Entries →
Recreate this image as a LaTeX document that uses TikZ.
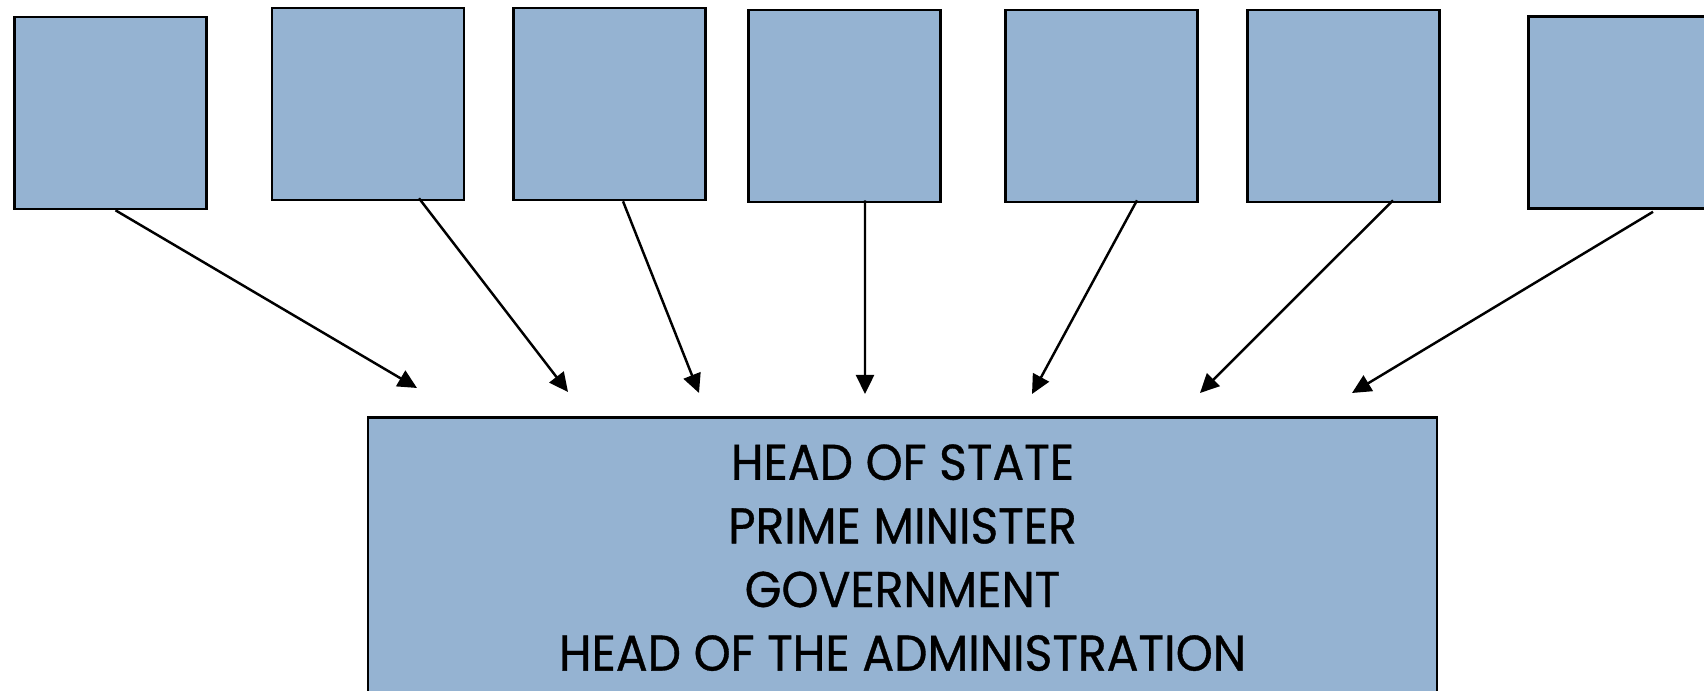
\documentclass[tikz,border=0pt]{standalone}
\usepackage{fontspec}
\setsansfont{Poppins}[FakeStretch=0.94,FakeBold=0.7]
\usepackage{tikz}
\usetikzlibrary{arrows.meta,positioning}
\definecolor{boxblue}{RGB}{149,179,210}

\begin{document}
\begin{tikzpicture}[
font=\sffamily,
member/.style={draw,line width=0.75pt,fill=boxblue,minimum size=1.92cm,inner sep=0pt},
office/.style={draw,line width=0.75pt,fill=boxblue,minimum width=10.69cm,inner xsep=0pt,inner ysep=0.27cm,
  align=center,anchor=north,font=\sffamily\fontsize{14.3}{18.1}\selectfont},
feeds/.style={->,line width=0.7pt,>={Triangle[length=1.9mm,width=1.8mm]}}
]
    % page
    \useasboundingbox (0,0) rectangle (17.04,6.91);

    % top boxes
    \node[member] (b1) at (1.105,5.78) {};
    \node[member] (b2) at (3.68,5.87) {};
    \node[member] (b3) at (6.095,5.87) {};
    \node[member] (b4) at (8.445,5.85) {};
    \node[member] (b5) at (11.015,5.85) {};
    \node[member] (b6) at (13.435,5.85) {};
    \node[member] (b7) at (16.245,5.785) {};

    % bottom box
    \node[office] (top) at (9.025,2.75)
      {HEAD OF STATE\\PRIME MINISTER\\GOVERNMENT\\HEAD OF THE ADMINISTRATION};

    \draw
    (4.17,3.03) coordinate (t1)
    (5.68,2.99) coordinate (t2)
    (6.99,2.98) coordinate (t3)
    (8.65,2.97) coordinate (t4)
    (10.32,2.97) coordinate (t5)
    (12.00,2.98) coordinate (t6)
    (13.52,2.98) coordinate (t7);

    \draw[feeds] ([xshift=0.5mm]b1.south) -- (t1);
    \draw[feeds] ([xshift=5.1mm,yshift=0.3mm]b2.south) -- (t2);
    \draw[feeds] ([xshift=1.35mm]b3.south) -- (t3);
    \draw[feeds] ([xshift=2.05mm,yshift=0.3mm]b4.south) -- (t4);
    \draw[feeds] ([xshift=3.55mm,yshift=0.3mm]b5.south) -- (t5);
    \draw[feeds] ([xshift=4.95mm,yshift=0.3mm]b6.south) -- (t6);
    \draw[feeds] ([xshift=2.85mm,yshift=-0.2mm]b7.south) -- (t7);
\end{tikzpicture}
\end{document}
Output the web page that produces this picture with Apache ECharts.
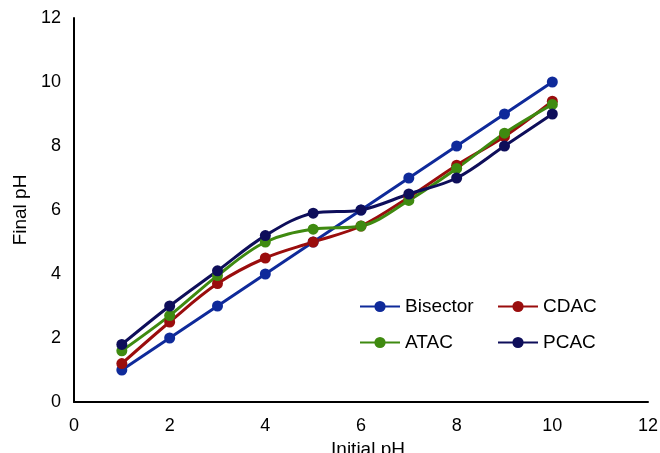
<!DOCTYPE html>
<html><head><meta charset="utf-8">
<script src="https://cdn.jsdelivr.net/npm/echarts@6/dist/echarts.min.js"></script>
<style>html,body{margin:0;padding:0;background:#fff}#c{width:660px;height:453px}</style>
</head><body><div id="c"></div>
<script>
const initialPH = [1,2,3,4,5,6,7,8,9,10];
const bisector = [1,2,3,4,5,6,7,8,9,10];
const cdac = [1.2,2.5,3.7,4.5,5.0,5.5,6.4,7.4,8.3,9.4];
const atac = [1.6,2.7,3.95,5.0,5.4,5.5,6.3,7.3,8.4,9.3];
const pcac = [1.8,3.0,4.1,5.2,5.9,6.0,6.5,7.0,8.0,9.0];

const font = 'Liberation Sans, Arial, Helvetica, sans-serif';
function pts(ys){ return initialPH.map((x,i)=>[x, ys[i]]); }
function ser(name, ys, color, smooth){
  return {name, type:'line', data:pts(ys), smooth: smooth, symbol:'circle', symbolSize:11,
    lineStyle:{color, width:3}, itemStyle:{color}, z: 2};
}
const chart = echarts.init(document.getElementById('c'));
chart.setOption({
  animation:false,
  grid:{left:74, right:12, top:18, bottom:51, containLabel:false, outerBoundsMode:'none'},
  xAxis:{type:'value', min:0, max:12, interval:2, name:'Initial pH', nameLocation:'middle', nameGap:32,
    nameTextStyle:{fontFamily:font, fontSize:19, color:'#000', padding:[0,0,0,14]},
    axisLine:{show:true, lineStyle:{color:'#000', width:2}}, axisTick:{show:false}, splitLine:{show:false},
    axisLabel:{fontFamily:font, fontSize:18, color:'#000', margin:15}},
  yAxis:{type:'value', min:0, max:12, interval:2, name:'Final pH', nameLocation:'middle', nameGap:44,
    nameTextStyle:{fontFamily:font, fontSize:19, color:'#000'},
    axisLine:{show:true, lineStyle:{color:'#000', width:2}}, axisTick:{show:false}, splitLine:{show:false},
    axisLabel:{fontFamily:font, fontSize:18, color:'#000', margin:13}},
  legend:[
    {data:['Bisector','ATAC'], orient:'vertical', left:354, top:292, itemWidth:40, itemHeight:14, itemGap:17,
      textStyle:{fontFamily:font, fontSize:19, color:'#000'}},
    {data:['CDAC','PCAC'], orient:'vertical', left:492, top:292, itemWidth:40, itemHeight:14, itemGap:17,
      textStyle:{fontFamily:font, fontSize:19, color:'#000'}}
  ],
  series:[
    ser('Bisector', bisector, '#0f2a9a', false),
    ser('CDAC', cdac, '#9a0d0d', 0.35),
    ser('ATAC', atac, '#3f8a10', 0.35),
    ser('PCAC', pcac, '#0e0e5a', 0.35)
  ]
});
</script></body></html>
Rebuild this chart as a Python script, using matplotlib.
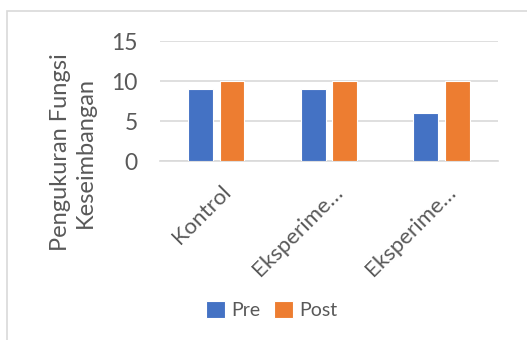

Required work →
Pictures are excluded; copy every other part of the records exactly.

Correct output →
Recreate this image as a LaTeX document that uses TikZ.
\documentclass[tikz,border=0pt]{standalone}
\usepackage{fontspec}
\setsansfont{Poppins}[FakeStretch=0.94,FakeBold=0.7]
\usepackage{tikz}
\usetikzlibrary{arrows.meta,positioning}
\definecolor{boxblue}{RGB}{149,179,210}

\begin{document}
\begin{tikzpicture}[
font=\sffamily,
member/.style={draw,line width=0.75pt,fill=boxblue,minimum size=1.92cm,inner sep=0pt},
office/.style={draw,line width=0.75pt,fill=boxblue,minimum width=10.69cm,inner xsep=0pt,inner ysep=0.27cm,
  align=center,anchor=north,font=\sffamily\fontsize{14.3}{18.1}\selectfont},
feeds/.style={->,line width=0.7pt,>={Triangle[length=1.9mm,width=1.8mm]}}
]
    % page
    \useasboundingbox (0,0) rectangle (17.04,6.91);

    % top boxes
    \node[member] (b1) at (1.105,5.78) {};
    \node[member] (b2) at (3.68,5.87) {};
    \node[member] (b3) at (6.095,5.87) {};
    \node[member] (b4) at (8.445,5.85) {};
    \node[member] (b5) at (11.015,5.85) {};
    \node[member] (b6) at (13.435,5.85) {};
    \node[member] (b7) at (16.245,5.785) {};

    % bottom box
    \node[office] (top) at (9.025,2.75)
      {HEAD OF STATE\\PRIME MINISTER\\GOVERNMENT\\HEAD OF THE ADMINISTRATION};

    \draw
    (4.17,3.03) coordinate (t1)
    (5.68,2.99) coordinate (t2)
    (6.99,2.98) coordinate (t3)
    (8.65,2.97) coordinate (t4)
    (10.32,2.97) coordinate (t5)
    (12.00,2.98) coordinate (t6)
    (13.52,2.98) coordinate (t7);

    \draw[feeds] ([xshift=0.5mm]b1.south) -- (t1);
    \draw[feeds] ([xshift=5.1mm,yshift=0.3mm]b2.south) -- (t2);
    \draw[feeds] ([xshift=1.35mm]b3.south) -- (t3);
    \draw[feeds] ([xshift=2.05mm,yshift=0.3mm]b4.south) -- (t4);
    \draw[feeds] ([xshift=3.55mm,yshift=0.3mm]b5.south) -- (t5);
    \draw[feeds] ([xshift=4.95mm,yshift=0.3mm]b6.south) -- (t6);
    \draw[feeds] ([xshift=2.85mm,yshift=-0.2mm]b7.south) -- (t7);
\end{tikzpicture}
\end{document}
Output the web page that produces this picture with Apache ECharts.
<!DOCTYPE html>
<html><head><meta charset="utf-8">
<script src="https://cdn.jsdelivr.net/npm/echarts@6/dist/echarts.min.js"></script>
<style>html,body{margin:0;padding:0;background:#fff}#c{width:660px;height:453px}</style>
</head><body><div id="c"></div>
<script>
const initialPH = [1,2,3,4,5,6,7,8,9,10];
const bisector = [1,2,3,4,5,6,7,8,9,10];
const cdac = [1.2,2.5,3.7,4.5,5.0,5.5,6.4,7.4,8.3,9.4];
const atac = [1.6,2.7,3.95,5.0,5.4,5.5,6.3,7.3,8.4,9.3];
const pcac = [1.8,3.0,4.1,5.2,5.9,6.0,6.5,7.0,8.0,9.0];

const font = 'Liberation Sans, Arial, Helvetica, sans-serif';
function pts(ys){ return initialPH.map((x,i)=>[x, ys[i]]); }
function ser(name, ys, color, smooth){
  return {name, type:'line', data:pts(ys), smooth: smooth, symbol:'circle', symbolSize:11,
    lineStyle:{color, width:3}, itemStyle:{color}, z: 2};
}
const chart = echarts.init(document.getElementById('c'));
chart.setOption({
  animation:false,
  grid:{left:74, right:12, top:18, bottom:51, containLabel:false, outerBoundsMode:'none'},
  xAxis:{type:'value', min:0, max:12, interval:2, name:'Initial pH', nameLocation:'middle', nameGap:32,
    nameTextStyle:{fontFamily:font, fontSize:19, color:'#000', padding:[0,0,0,14]},
    axisLine:{show:true, lineStyle:{color:'#000', width:2}}, axisTick:{show:false}, splitLine:{show:false},
    axisLabel:{fontFamily:font, fontSize:18, color:'#000', margin:15}},
  yAxis:{type:'value', min:0, max:12, interval:2, name:'Final pH', nameLocation:'middle', nameGap:44,
    nameTextStyle:{fontFamily:font, fontSize:19, color:'#000'},
    axisLine:{show:true, lineStyle:{color:'#000', width:2}}, axisTick:{show:false}, splitLine:{show:false},
    axisLabel:{fontFamily:font, fontSize:18, color:'#000', margin:13}},
  legend:[
    {data:['Bisector','ATAC'], orient:'vertical', left:354, top:292, itemWidth:40, itemHeight:14, itemGap:17,
      textStyle:{fontFamily:font, fontSize:19, color:'#000'}},
    {data:['CDAC','PCAC'], orient:'vertical', left:492, top:292, itemWidth:40, itemHeight:14, itemGap:17,
      textStyle:{fontFamily:font, fontSize:19, color:'#000'}}
  ],
  series:[
    ser('Bisector', bisector, '#0f2a9a', false),
    ser('CDAC', cdac, '#9a0d0d', 0.35),
    ser('ATAC', atac, '#3f8a10', 0.35),
    ser('PCAC', pcac, '#0e0e5a', 0.35)
  ]
});
</script></body></html>
Rebuild this chart as a Python script, using matplotlib.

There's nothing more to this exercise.